A novel system design and implementation for realtime sensing and warning of roadway hazards round-the-clock

Though there exist ready-made DSRC/WiFi/3G/4G cellular systems for roadway communications, there are common defects in these systems for roadway safety oriented applications and the corresponding challenges remain unsolved for years, i.e., WiFi cannot work well in vehicular networks due to the high probability of packet loss caused by burst communications, which is a common phenomenon in roadway networks; 3G/4G cannot well support real-time communications due to the nature of their designs; DSRC lacks the support to roadway safety oriented applications with hard real-time and reliability requirements in the most recent study [1].

To solve the conflict between the capability limitations of existing systems and the ever-growing demands of roadway safety oriented communication applications, we propose a novel system design and implementation for realtime warnings of roadway hazards, e.g., physical hazards such as puddles, rocks, and pits on the road, and behavioral hazards such as lane changing, speeding, careless left-turn, etc. Specifically, our demo aims to provide hazard sensing and warnings to users close to a hazard on the road in a realtime and reliable manner.
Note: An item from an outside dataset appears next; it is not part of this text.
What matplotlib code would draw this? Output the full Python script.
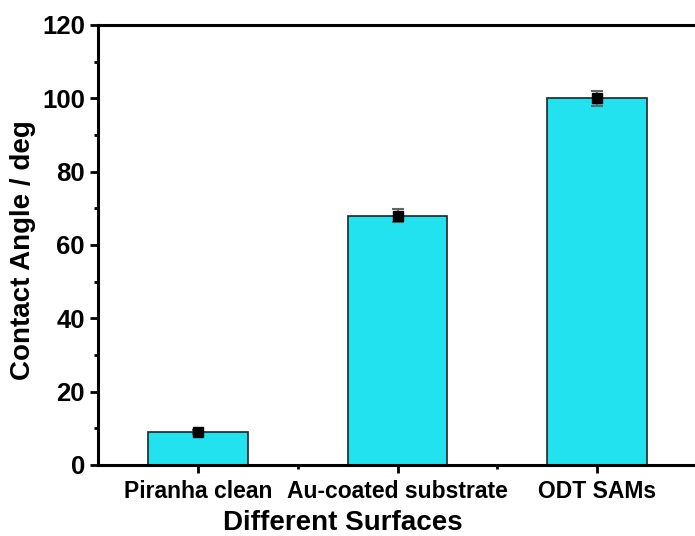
import matplotlib.pyplot as plt
from matplotlib.ticker import MultipleLocator, FixedLocator

plt.rcParams['font.family'] = ['Liberation Sans', 'DejaVu Sans']
plt.rcParams['font.weight'] = 'bold'

# Data
surfaces = ['Piranha clean', 'Au-coated substrate', 'ODT SAMs']
angles = [9, 68, 100]
errors = [0.6, 1.8, 2.0]
positions = [1, 2, 3]

fig = plt.figure(figsize=(6.95, 5.36), dpi=100)
ax = fig.add_axes([98 / 695, 71 / 536, 599 / 695, 440 / 536])

ax.bar(positions, angles, width=0.5, color='#22E2F0', edgecolor='#222222', linewidth=1.2, zorder=2)
ax.errorbar(positions, angles, yerr=errors, fmt='s', color='black', markersize=6.5,
            ecolor='#666666', elinewidth=1.2, capsize=4, capthick=1.5, zorder=3)

ax.set_xlim(0.5, 3.5)
ax.set_ylim(0, 120)
ax.set_xticks(positions)
ax.xaxis.set_minor_locator(FixedLocator([1.5, 2.5]))
ax.set_xticklabels(surfaces, fontsize=16.5, fontweight='bold')
ax.yaxis.set_major_locator(MultipleLocator(20))
ax.yaxis.set_minor_locator(MultipleLocator(10))
ax.tick_params(axis='y', which='major', labelsize=18.5, length=6, width=2, direction='out')
ax.tick_params(axis='both', which='minor', length=3, width=2, direction='out')
ax.tick_params(axis='x', which='major', length=6, width=2, direction='out', pad=5)

for lbl in ax.get_yticklabels():
    lbl.set_fontweight('bold')

for side in ['left', 'bottom', 'top', 'right']:
    ax.spines[side].set_linewidth(2.2)

ax.set_xlabel('Different Surfaces', fontsize=20, fontweight='bold')
ax.xaxis.label.set_verticalalignment('baseline')
ax.xaxis.set_label_coords((343 - 98) / 599, (465 - 530) / 440)
ax.set_ylabel('Contact Angle / deg', fontsize=20, fontweight='bold')
ax.yaxis.label.set_verticalalignment('center')
ax.yaxis.set_label_coords((23 - 98) / 599, (465 - 250) / 440)

fig.savefig('out.png', dpi=100)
In our extensive experimental study, the latency is well controlled within the hard realtime requirement (100ms) for roadway safety applications given by NHTSA, and the reliability is proved to be improved by two orders of magnitude compared with existing experimental results [1]. To our best knowledge, it is the first system for roadway safety applications that provides guaranteed highly reliable packet delivery ratio of 99% within the strict hard-realtime requirement 100ms under various scenarios, e.g., highways, city areas, rural areas, tunnels, bridges. Even in the worst case that burst warnings coming from multiple neighboring vehicles at the same time, the experimental results still show that the system is able to stably receive 99% warning messages within the hard realtime requirement 100ms. Our design can be widely applied for roadway safety applications and facilitate the current research in both hardware and software design and further provide an opportunity to consolidate the existing work on a practical and easy-configurable low-cost roadway safety oriented system.